Interest Rate Risk. Interest rate risk refers to the risk that bond prices generally fall as interest rates rise; conversely, bond prices generally rise as interest rates fall. Specific bonds differ in their sensitivity to changes in interest rates depending on their individual characteristics, including duration.
Liquidity Risk. The fund may hold illiquid securities that it may be unable to sell at the preferred time or price and could lose its entire investment in such securities.
Management Risk. The investment techniques and risk analysis used by the fund's portfolio managers may not produce the desired results.
Market Risk. The prices of and the income generated by the fund's securities may decline in response to, among other things, investor sentiment, general economic and market conditions, regional or global instability, and currency and interest rate fluctuations.
Mortgage- and Asset-Backed Securities Risk. The fund may invest in mortgage- and asset-backed securities that are subject to prepayment or call risk, which is the risk that the borrower's payments may be received earlier or later than expected due to changes in prepayment rates on underlying loans. Faster prepayments often happen when interest rates are falling. As a result, the fund may reinvest these early payments at lower interest rates, thereby reducing the fund's income. Conversely, when interest rates rise, prepayments may happen more slowly, causing the security to lengthen in duration. Longer duration securities tend to be more volatile. Securities may be prepaid at a price less than the original purchase value. An unexpectedly high rate of defaults on the mortgages held by a mortgage pool may adversely affect the value of mortgage-backed securities and could result in losses to the fund. The risk of such defaults is generally higher in the case of mortgage pools that include subprime mortgages. Subprime mortgages refer to loans made to borrowers with weakened credit histories or with lower capacity to make timely payments on their mortgages.
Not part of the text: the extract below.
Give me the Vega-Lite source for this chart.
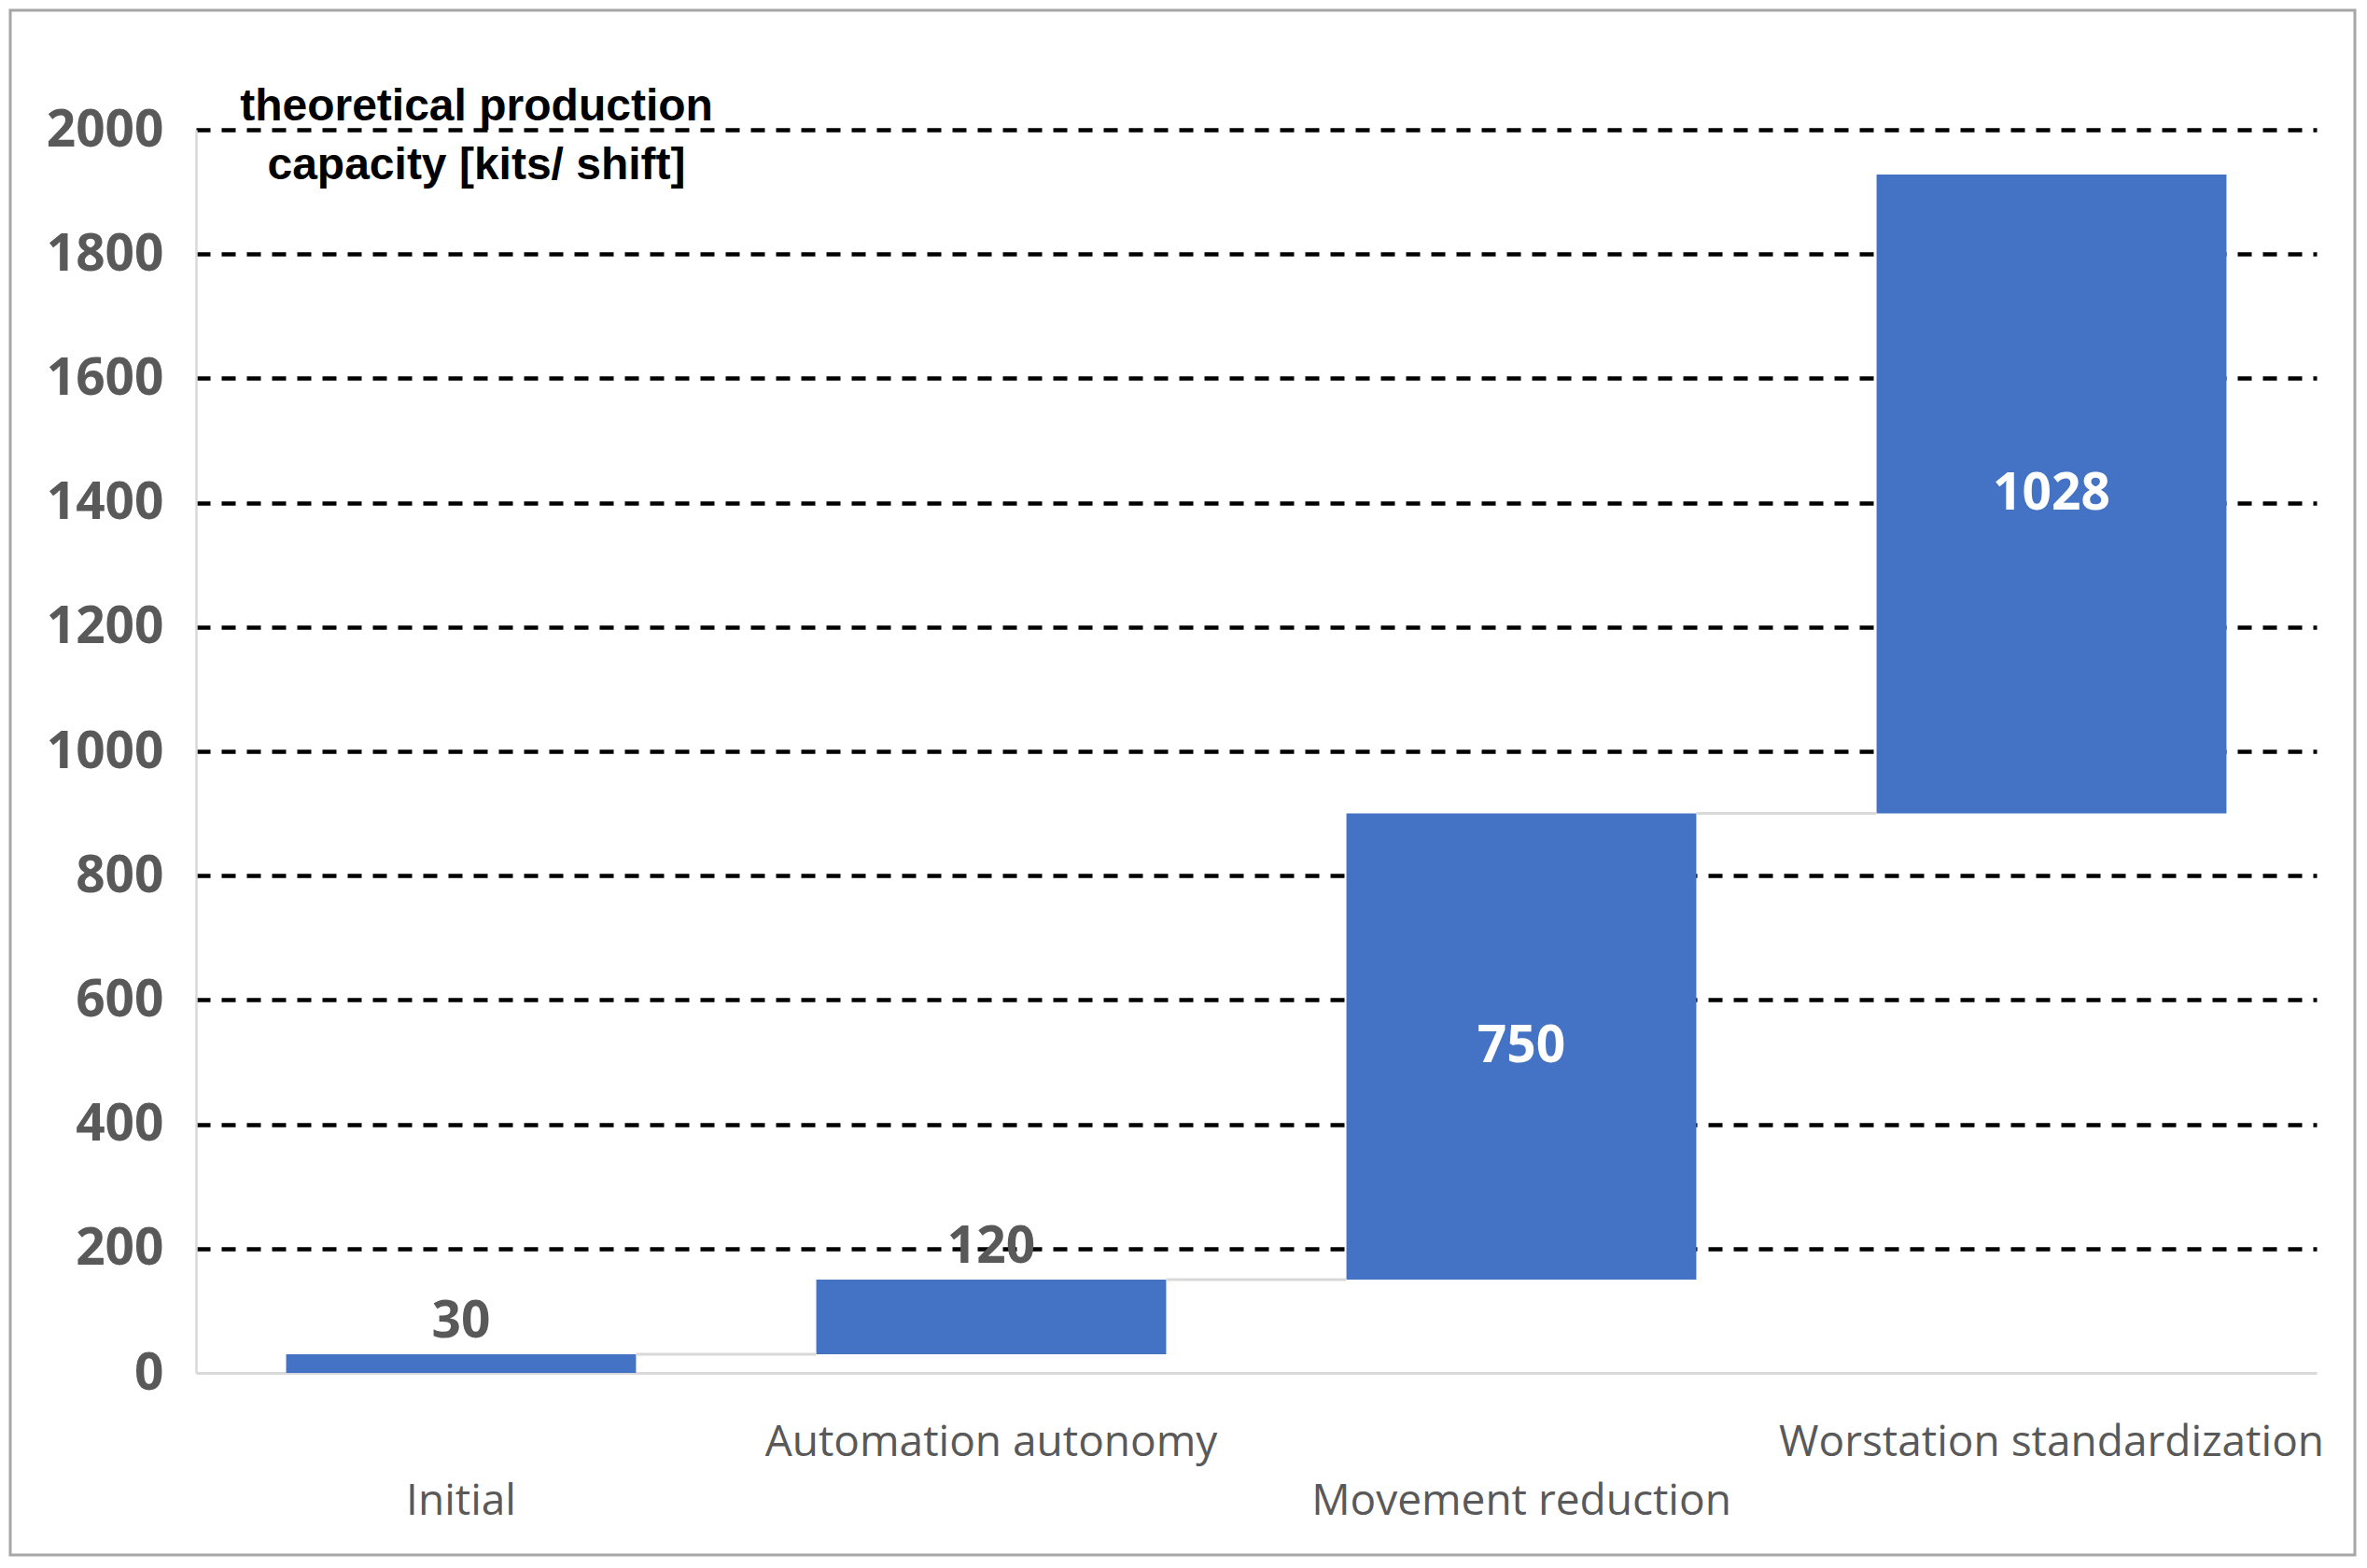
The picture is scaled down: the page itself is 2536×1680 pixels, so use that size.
{
  "$schema": "https://vega.github.io/schema/vega-lite/v6.json",
  "width": 2512,
  "height": 1655,
  "autosize": {"type": "none"},
  "padding": {"left": 11, "top": 11, "right": 13, "bottom": 14},
  "background": "white",
  "config": {"view": {"stroke": "#a6a6a6", "strokeWidth": 3}},
  "data": {
    "values": [
      {"step": "Initial", "start": 0, "end": 30, "change": 30, "next": "Automation autonomy"},
      {"step": "Automation autonomy", "start": 30, "end": 150, "change": 120, "next": "Movement reduction"},
      {"step": "Movement reduction", "start": 150, "end": 900, "change": 750, "next": "Worstation standardization"},
      {"step": "Worstation standardization", "start": 900, "end": 1928, "change": 1028}
    ]
  },
  "layer": [
    {
      "mark": {"type": "bar", "color": "#4472C4"},
      "encoding": {
        "x": {
          "field": "step",
          "type": "nominal",
          "sort": null,
          "scale": {
            "domain": ["Initial", "Automation autonomy", "Movement reduction", "Worstation standardization"],
            "range": [199, 2471],
            "paddingInner": 0.34,
            "paddingOuter": 0.17
          },
          "axis": {
            "title": null,
            "orient": "bottom",
            "offset": -195,
            "domainColor": "#d9d9d9",
            "domainWidth": 3,
            "ticks": false,
            "tickSize": 0,
            "grid": false,
            "labelAngle": 0,
            "labelFont": "Open Sans",
            "labelFontSize": 46,
            "labelColor": "#595959",
            "labelBaseline": "middle",
            "labelLimit": 0,
            "labelOverlap": false,
            "labelBound": false,
            "labelFlush": false,
            "labelPadding": {
              "condition": {"test": "datum.value === 'Initial' || datum.value === 'Movement reduction'", "value": 137},
              "value": 74
            }
          }
        },
        "y": {
          "field": "start",
          "type": "quantitative",
          "scale": {"domain": [0, 2000], "range": [1460, 128], "nice": false},
          "axis": {
            "values": [0, 200, 400, 600, 800, 1000, 1200, 1400, 1600, 1800, 2000],
            "format": "d",
            "offset": -199,
            "domainColor": "#d9d9d9",
            "domainWidth": 2.5,
            "ticks": false,
            "tickSize": 0,
            "grid": true,
            "gridColor": "#000000",
            "gridWidth": 4.5,
            "gridDash": [15, 12],
            "gridOpacity": {"condition": {"test": "datum.value === 0", "value": 0}, "value": 1},
            "labelFont": "Open Sans",
            "labelFontWeight": "bold",
            "labelFontSize": 55,
            "labelColor": "#595959",
            "labelPadding": 35,
            "title": ["theoretical production", "capacity [kits/ shift]"],
            "titleAngle": 0,
            "titleX": 300,
            "titleY": 117,
            "titleAlign": "center",
            "titleBaseline": "alphabetic",
            "titleFont": "Liberation Sans",
            "titleFontWeight": "bold",
            "titleFontSize": 48,
            "titleLineHeight": 63,
            "titleColor": "#000000"
          }
        },
        "y2": {"field": "end"}
      }
    },
    {
      "transform": [{"filter": "isValid(datum.next)"}],
      "mark": {"type": "rule", "color": "#d9d9d9", "strokeWidth": 3},
      "encoding": {
        "x": {"field": "step", "type": "nominal", "sort": null, "bandPosition": 1},
        "x2": {"field": "next", "bandPosition": 0},
        "y": {"field": "end", "type": "quantitative"}
      }
    },
    {
      "transform": [{"filter": "datum.change < 200"}],
      "mark": {"type": "text", "font": "Open Sans", "fontWeight": "bold", "fontSize": 55, "color": "#595959", "baseline": "middle", "dy": -35},
      "encoding": {
        "x": {"field": "step", "type": "nominal", "sort": null},
        "y": {"field": "end", "type": "quantitative"},
        "text": {"field": "change", "type": "quantitative"}
      }
    },
    {
      "transform": [
        {"filter": "datum.change >= 200"},
        {"calculate": "(datum.start + datum.end) / 2", "as": "mid"}
      ],
      "mark": {"type": "text", "font": "Open Sans", "fontWeight": "bold", "fontSize": 55, "color": "#ffffff", "baseline": "middle"},
      "encoding": {
        "x": {"field": "step", "type": "nominal", "sort": null},
        "y": {"field": "mid", "type": "quantitative"},
        "text": {"field": "change", "type": "quantitative"}
      }
    }
  ]
}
Municipal Securities Risk. The fund may invest in municipal securities. Constitutional amendments, legislative enactments, executive orders, administrative regulations, voter initiatives, and the issuer's regional economic conditions may affect the municipal security's value, interest payments, repayment of principal and the fund's ability to sell it. Failure of a municipal security issuer to comply with applicable tax requirements may make income paid thereon taxable, resulting in a decline in the security's value. In addition, there could be changes in applicable tax laws or tax treatments that reduce or eliminate the current federal income tax exemption on municipal securities or otherwise adversely affect the current federal or state tax status of municipal securities.
Preferred Securities Risk. Preferred securities may include provisions that permit the issuer, in its discretion, to defer or omit distributions for a certain period of time. If the fund owns a security that is deferring or omitting its distributions, the fund may be required to report the distribution on its tax returns, even though it may not have received this income. Further, preferred securities may lose substantial value due to the omission or deferment of dividend payments.
Reinvestment Risk. Reinvestment risk is the risk that a bond's cash flows (coupon income and principal repayment) will be reinvested at an interest rate below that on the original bond.
Zero Coupon or Pay-In-Kind Securities Risk. The value, interest rates, and liquidity of non-cash paying instruments, such as zero coupon and pay-in-kind securities, are subject to greater fluctuation than other types of securities.